**Written task**. Starting from the top of the material, restate each line exactly until the line that contains "from bokeh.resources import INLINE", which is also copied. Pictures are excluded.

**Raw data**.
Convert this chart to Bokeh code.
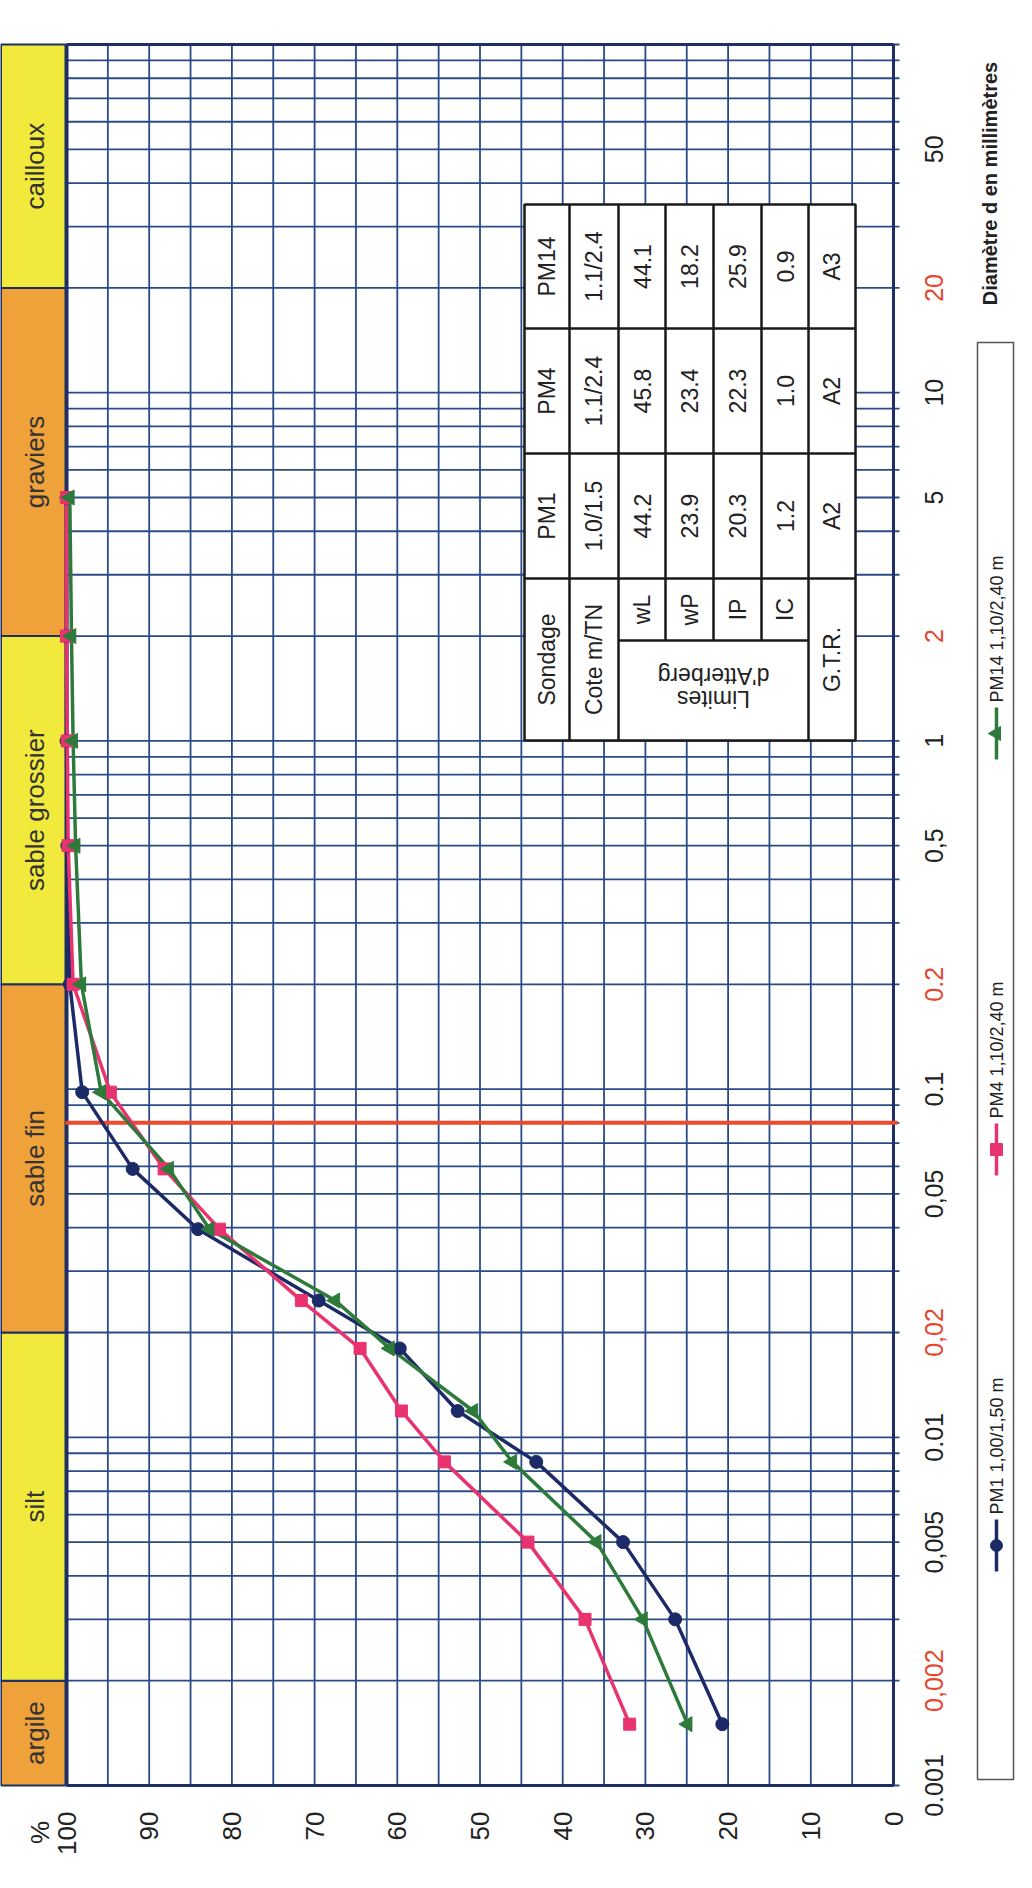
import numpy as np
from bokeh.plotting import figure
from bokeh.models import Range1d
from bokeh.core.properties import value
from bokeh.embed import file_html
from bokeh.resources import INLINE

# ---------------- data ----------------
diam_mm = [5, 2, 1, 0.5, 0.2, 0.098, 0.059, 0.0396, 0.0247, 0.018, 0.0119, 0.0085, 0.005, 0.003, 0.0015]
pm1 = [100, 100, 100, 99.9, 99.6, 98.1, 92.0, 84.1, 69.5, 59.7, 52.7, 43.2, 32.7, 26.4, 20.7]
pm4 = [100, 100, 99.9, 99.8, 99.2, 94.7, 88.2, 81.5, 71.6, 64.5, 59.5, 54.3, 44.2, 37.3, 31.9]
pm14 = [99.6, 99.4, 99.2, 98.9, 98.2, 95.8, 87.6, 82.7, 67.5, 60.9, 50.8, 46.1, 35.9, 30.3, 24.9]
series_names = ["PM1 1,00/1,50 m", "PM4 1,10/2,40 m", "PM14 1,10/2,40 m"]

diam_ticks = [0.001, 0.002, 0.005, 0.01, 0.02, 0.05, 0.1, 0.2, 0.5, 1, 2, 5, 10, 20, 50]
diam_tick_labels = ["0.001", "0,002", "0,005", "0.01", "0,02", "0,05", "0.1", "0.2",
                    "0,5", "1", "2", "5", "10", "20", "50"]
class_bounds = [0.001, 0.002, 0.02, 0.2, 2, 20, 100]
class_names = ["argile", "silt", "sable fin", "sable grossier", "graviers", "cailloux"]
pct_ticks = [100, 90, 80, 70, 60, 50, 40, 30, 20, 10, 0]
limit_80um = 0.08

table_header = ["Sondage", "Cote m/TN", "wL", "wP", "IP", "IC", "G.T.R."]
table_pm1 = ["PM1", "1.0/1.5", "44.2", "23.9", "20.3", "1.2", "A2"]
table_pm4 = ["PM4", "1.1/2.4", "45.8", "23.4", "22.3", "1.0", "A2"]
table_pm14 = ["PM14", "1.1/2.4", "44.1", "18.2", "25.9", "0.9", "A3"]

# ---------------- layout helpers (page pixels -> data) ----------------
X100, PX_PER_PCT = 74.0, 8.27
Y_TOP, PX_PER_DEC = 52.0, 348.2


def px_x(px):
    return 100 - (px - X100) / PX_PER_PCT


def px_y(py):
    return 10 ** (2 - (py - Y_TOP) / PX_PER_DEC)


W, H = 1016, 1868
FONT = value("Liberation Sans")
GRID = "#2a4b86"
DARK = "#1d2f63"

p = figure(width=W, height=H,
           x_range=Range1d(px_x(8), px_x(8 + W)),
           y_range=Range1d(px_y(8 + H), px_y(8)),
           y_axis_type="log", x_axis_location=None, y_axis_location=None,
           output_backend="svg", toolbar_location=None, min_border=0,
           outline_line_color=None, background_fill_color="white",
           border_fill_color="white")
p.xgrid.grid_line_color = None
p.ygrid.grid_line_color = None


def txt(xs, ys, texts, size, color="#222222", angle=np.pi / 2, align="center",
        baseline="middle", style="normal"):
    p.text(x=xs, y=ys, text=texts, text_font=FONT, text_font_size=f"{size}px",
           text_color=color, angle=angle, text_align=align,
           text_baseline=baseline, text_font_style=style)


# ---------------- grid ----------------
vx = list(range(0, 101, 5))
p.segment(x0=vx, x1=vx, y0=[0.001] * len(vx), y1=[100] * len(vx),
          line_color=GRID, line_width=1.8)
hy = [k * 10.0 ** e for e in range(-3, 2) for k in range(1, 10)] + [100]
p.segment(x0=[100] * len(hy), x1=[px_x(907)] * len(hy), y0=hy, y1=hy,
          line_color=GRID, line_width=1.8)
# frame borders
p.segment(x0=[100, 0, 100, 100], x1=[100, 0, 0, 0],
          y0=[0.001, 0.001, 0.001, 100], y1=[100, 100, 0.001, 100],
          line_color=DARK, line_width=[4, 3, 3, 3])

# ---------------- class band ----------------
band_cols = ["#efa13a", "#f1ea3d"] * 3
p.quad(left=[px_x(8.5)] * 6, right=[px_x(73)] * 6, bottom=class_bounds[:-1],
       top=class_bounds[1:], fill_color=band_cols, line_color=DARK, line_width=2)
mids = [np.sqrt(a * b) for a, b in zip(class_bounds[:-1], class_bounds[1:])]
txt([px_x(42)] * 6, mids, class_names, 26, color="#333333")

# ---------------- 80 µm line ----------------
p.segment(x0=[px_x(73)], x1=[px_x(905)], y0=[limit_80um], y1=[limit_80um],
          line_color="#ee4a2e", line_width=4)

# ---------------- curves ----------------
COL1, COL4, COL14 = "#1c2a68", "#e8336e", "#2d7a3a"
p.line(pm1, diam_mm, line_color=COL1, line_width=3.5)
p.line(pm4, diam_mm, line_color=COL4, line_width=3.5)
p.line(pm14, diam_mm, line_color=COL14, line_width=3.5)
p.scatter(pm1, diam_mm, marker="circle", size=13, fill_color=COL1, line_color=COL1)
p.scatter(pm4, diam_mm, marker="square", size=12, fill_color=COL4, line_color=COL4)
p.scatter(pm14, diam_mm, marker="triangle", size=15, angle=np.pi / 2,
          fill_color=COL14, line_color=COL14)

# ---------------- tick labels ----------------
red_set = {"0,002", "0,02", "0.2", "2", "20"}
tcols = ["#e8452e" if t in red_set else "#222222" for t in diam_tick_labels]
txt([px_x(941)] * len(diam_ticks), diam_ticks, diam_tick_labels, 25, color=tcols)
txt(pct_ticks, [px_y(1819)] * len(pct_ticks), [str(v) for v in pct_ticks], 26,
    align="right")
txt([px_x(47)], [px_y(1840)], ["%"], 26)
txt([px_x(997)], [px_y(191)], ["Diamètre d en millimètres"], 20, style="bold")

# ---------------- table ----------------
tx = [532, 577, 626, 673, 721, 769, 816, 863]
ty = [212, 336, 461, 586, 748]
p.quad(left=[px_x(tx[0])], right=[px_x(tx[-1])], bottom=[px_y(ty[-1])],
       top=[px_y(ty[0])], fill_color="white", line_color="#1a1a1a", line_width=2.5)
sx0, sx1, sy0, sy1 = [], [], [], []
for xv in tx[1:-1]:
    bottom = 648 if xv in (673, 721, 769) else ty[-1]
    sx0.append(px_x(xv)); sx1.append(px_x(xv)); sy0.append(px_y(ty[0])); sy1.append(px_y(bottom))
for yv in ty[1:-1]:
    sx0.append(px_x(tx[0])); sx1.append(px_x(tx[-1])); sy0.append(px_y(yv)); sy1.append(px_y(yv))
sx0.append(px_x(626)); sx1.append(px_x(816)); sy0.append(px_y(648)); sy1.append(px_y(648))
p.segment(x0=sx0, x1=sx1, y0=sy0, y1=sy1, line_color="#1a1a1a", line_width=2.5)

col_c = [(a + b) / 2 for a, b in zip(tx[:-1], tx[1:])]
row_c = {"PM1": 523.5, "PM4": 398.5, "PM14": 274}
hx, hy2 = [], []
for j, c in enumerate(col_c):
    hx.append(px_x(c))
    hy2.append(px_y(617 if 2 <= j <= 5 else 667))
txt(hx, hy2, table_header, 23)
for key, rowv in (("PM1", table_pm1), ("PM4", table_pm4), ("PM14", table_pm14)):
    txt([px_x(c) for c in col_c], [px_y(row_c[key])] * len(col_c), rowv, 23)
txt([px_x(721), px_x(721)], [px_y(706), px_y(683)], ["Limites", "d'Atterberg"], 23,
    angle=np.pi)

# ---------------- legend ----------------
p.quad(left=[px_x(985)], right=[px_x(1021)], bottom=[px_y(1787)], top=[px_y(350)],
       fill_color="white", line_color="#555555", line_width=1.5)
leg_y = [1553, 1157, 741]
leg_cols = [COL1, COL4, COL14]
leg_marks = ["circle", "square", "triangle"]
LX = px_x(1004)
for yy, col, mk, name in zip(leg_y, leg_cols, leg_marks, series_names):
    p.segment(x0=[LX], x1=[LX], y0=[px_y(yy - 26)], y1=[px_y(yy + 26)],
              line_color=col, line_width=3.5)
    p.scatter([LX], [px_y(yy)], marker=mk, size=12 if mk != "triangle" else 14,
              angle=np.pi / 2 if mk == "triangle" else 0,
              fill_color=col, line_color=col)
    txt([LX], [px_y(yy - 31)], [name], 18, align="left")

html = file_html(p, INLINE, title="Courbes granulométriques")
open("out.html", "w").write(html)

**Answer to this problem**.
Convert this chart to Bokeh code.
import numpy as np
from bokeh.plotting import figure
from bokeh.models import Range1d
from bokeh.core.properties import value
from bokeh.embed import file_html
from bokeh.resources import INLINE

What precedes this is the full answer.